If you consider real-time applications, there might be 3 ways to go about it:
Deploying as a monolith - The machine learning service code base is integrated within the rest of the backend code base. This requires tight collaboration between the data scientists and the owners of the backend code base or related business service, the CI/CD process is further slowed down by the ML service unit tests, and the model size and computation requirements add additional load on the backend servers. This type of deployment should only be considered if the inference process is very light to run.
Deploying as a single service - The ML service is deployed on a single server, potentially with elastic load balancing if scale is needed. This allows engineers to build the pipeline independently of the ones owning the business service. Building monitoring and logging systems will be much easier. And ownership of the codebase will be less fuzzy. The model can be complex without putting load pressure on the rest of the infrastructure. This is typically the easiest way to deploy a model while ensuring scalability, maintainability and reliability.

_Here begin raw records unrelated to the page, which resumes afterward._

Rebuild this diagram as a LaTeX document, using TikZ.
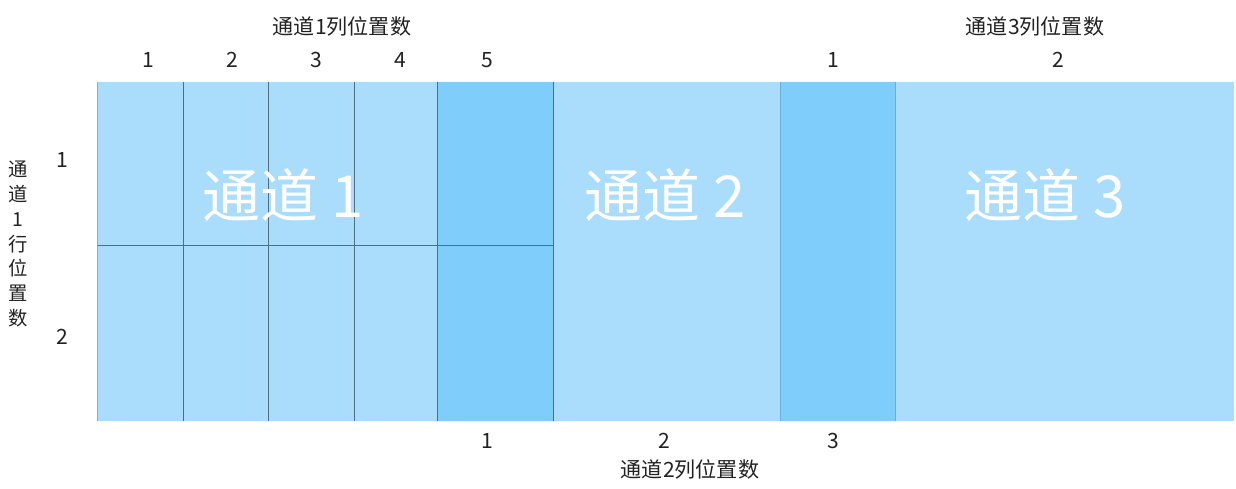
\documentclass[tikz,border=0pt]{standalone}
\usepackage{fontspec}
\setmainfont{Noto Sans CJK SC}
\usetikzlibrary{positioning}
\definecolor{lane}{HTML}{AADDFB}
\definecolor{slot}{HTML}{7FCDFB}
\definecolor{gridline}{HTML}{4F6F80}
\definecolor{ink}{HTML}{222222}

\begin{document}
\begin{tikzpicture}[x=0.02cm,y=-0.02cm,
	num/.style={text=ink,font=\fontsize{12}{14}\selectfont},
	captext/.style={text=ink,font=\fontsize{12}{14}\selectfont},
	big/.style={text=white,font=\fontsize{33}{36}\selectfont}]
	\useasboundingbox (0,0) rectangle (1236,488);

	% lanes
	\fill[lane] (97,82) rectangle (1234,421);
	\fill[slot] (437,82) rectangle (553,421);
	\fill[slot] (780,82) rectangle (895,421);
	\draw[slot!85!black,line width=0.3pt] (780,82) -- (780,421) (895,82) -- (895,421);

	% grid of lane 1
	\foreach \x in {183,268,354,437,553}
		\draw[gridline,line width=0.5pt] (\x,82) -- (\x,421);
	\draw[gridline,line width=0.5pt] (97,245) -- (553,245);
	\draw[gridline!60,line width=0.5pt] (97,82) -- (97,421);

	% lane names
	\node[big] (lane1) at (283,195) {通道 1};
	\node[big] (lane2) at (665,195) {通道 2};
	\node[big] (lane3) at (1045,195) {通道 3};

	% column numbers, lane 1
	\node[captext] (cols1) at (342,26) {通道1列位置数};
	\foreach \i/\x in {1/148,2/232,3/316,4/400,5/487}
		\node[num] (colA\i) at (\x,60) {\i};

	% column numbers, lane 3
	\node[captext] (cols3) at (1035,26) {通道3列位置数};
	\node[num] (colC1) at (833,60) {1};
	\node[num] (colC2) at (1058,60) {2};

	% column numbers, lane 2
	\foreach \i/\x in {1/487,2/664,3/833}
		\node[num] (colB\i) at (\x,441) {\i};
	\node[captext] (cols2) at (690,469) {通道2列位置数};

	% row numbers, lane 1
	\node[num] (rowA1) at (62,160) {1};
	\node[num] (rowA2) at (62,337) {2};
	\node[captext,align=center,font=\fontsize{11}{14.2}\selectfont] (rows1) at (18,244)
		{通\\道\\1\\行\\位\\置\\数};

\end{tikzpicture}
\end{document}
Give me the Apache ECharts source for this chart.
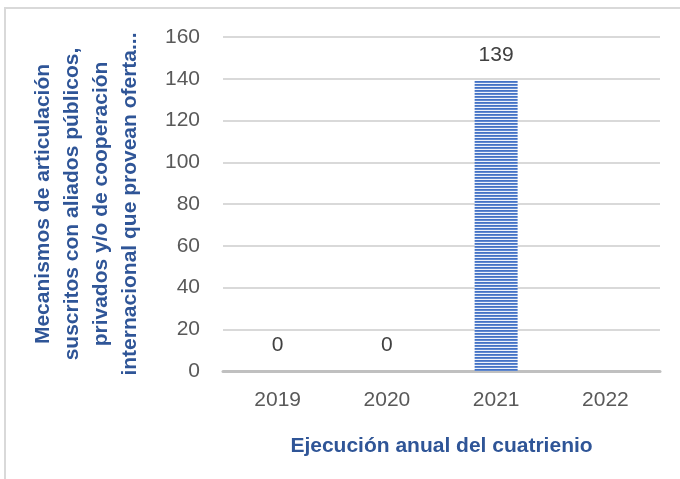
<!DOCTYPE html>
<html>
<head>
<meta charset="utf-8">
<script src="https://cdn.jsdelivr.net/npm/echarts@6/dist/echarts.min.js"></script>
<style>
  html, body { margin: 0; padding: 0; background: #fff; }
  #chart { width: 680px; height: 479px; }
</style>
</head>
<body>
<div id="chart"></div>
<script>
const years = ['2019', '2020', '2021', '2022']
const values = [0, 0, 139, null] // 2022 sin dato
const yMin = 0
const yMax = 160
const yStep = 20

const yTitle = 'Mecanismos de articulación\nsuscritos con aliados públicos,\nprivados y/o de cooperación\ninternacional que provean oferta...'
const xTitle = 'Ejecución anual del cuatrienio'

const font = 'Liberation Sans'
const titleBlue = '#2F5597'

// striped fill like the excel bar
function stripes() {
  const c = document.createElement('canvas')
  c.width = 4
  c.height = 3
  const ctx = c.getContext('2d')
  ctx.fillStyle = '#4472C4'
  ctx.fillRect(0, 0, 4, 1)
  ctx.fillStyle = '#5F88D0'
  ctx.fillRect(0, 1, 4, 1)
  ctx.fillStyle = '#EEF2FA'
  ctx.fillRect(0, 2, 4, 1)
  return c
}

const chart = echarts.init(document.getElementById('chart'), null, { renderer: 'canvas' })
chart.setOption({
  animation: false,
  textStyle: { fontFamily: font },
  grid: { left: 223, right: 20, top: 37, bottom: 108, containLabel: false },
  graphic: [
    {
      type: 'polyline',
      silent: true,
      shape: { points: [[5, 479], [5, 8], [680, 8]] },
      style: { stroke: '#D9D9D9', lineWidth: 2, fill: null }
    }
  ],
  xAxis: {
    type: 'category',
    data: years,
    name: xTitle,
    nameLocation: 'middle',
    nameGap: 65,
    nameTextStyle: { color: titleBlue, fontSize: 21, fontWeight: 'bold', fontFamily: font },
    axisLine: { lineStyle: { color: '#C0C0C0', width: 3 } },
    axisTick: { show: false },
    axisLabel: { color: '#595959', fontSize: 21, margin: 19 }
  },
  yAxis: {
    type: 'value',
    min: yMin,
    max: yMax,
    interval: yStep,
    name: yTitle,
    nameLocation: 'middle',
    nameRotate: 90,
    nameGap: 78,
    nameTextStyle: {
      color: titleBlue, fontSize: 21, fontWeight: 'bold', fontFamily: font,
      lineHeight: 29, align: 'center'
    },
    axisLine: { show: false },
    axisTick: { show: false },
    axisLabel: { color: '#595959', fontSize: 21, margin: 23 },
    splitLine: { lineStyle: { color: '#D9D9D9', width: 2 } }
  },
  series: [{
    type: 'bar',
    data: values,
    barWidth: 43,
    itemStyle: { color: { image: stripes(), repeat: 'repeat' } },
    label: {
      show: true,
      position: 'top',
      distance: 15,
      color: '#404040',
      fontSize: 21,
      fontFamily: font
    }
  }]
})
</script>
</body>
</html>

Deploying as a microservice - The different components of the ML services get their own services. This requires a high level of maturity in ML and MLOps. This could be useful if for example the data processing component of the inference process needs to be reused for multiple models (e.g. a specific set of feature transformations). In Ads ranking for example, we could have multiple models (on different services then) that rank ads in different sub-domains (ads on FB, ads on Instagram, …) but that need to follow the same auction process that could be handled by a specialized Inference Processing service in charge of the auction. You better make sure to use an orchestrated service such as Kubernetes to handle the resulting complexity of microservice hell (“Dependency Hell in Microservices and How to Avoid It“).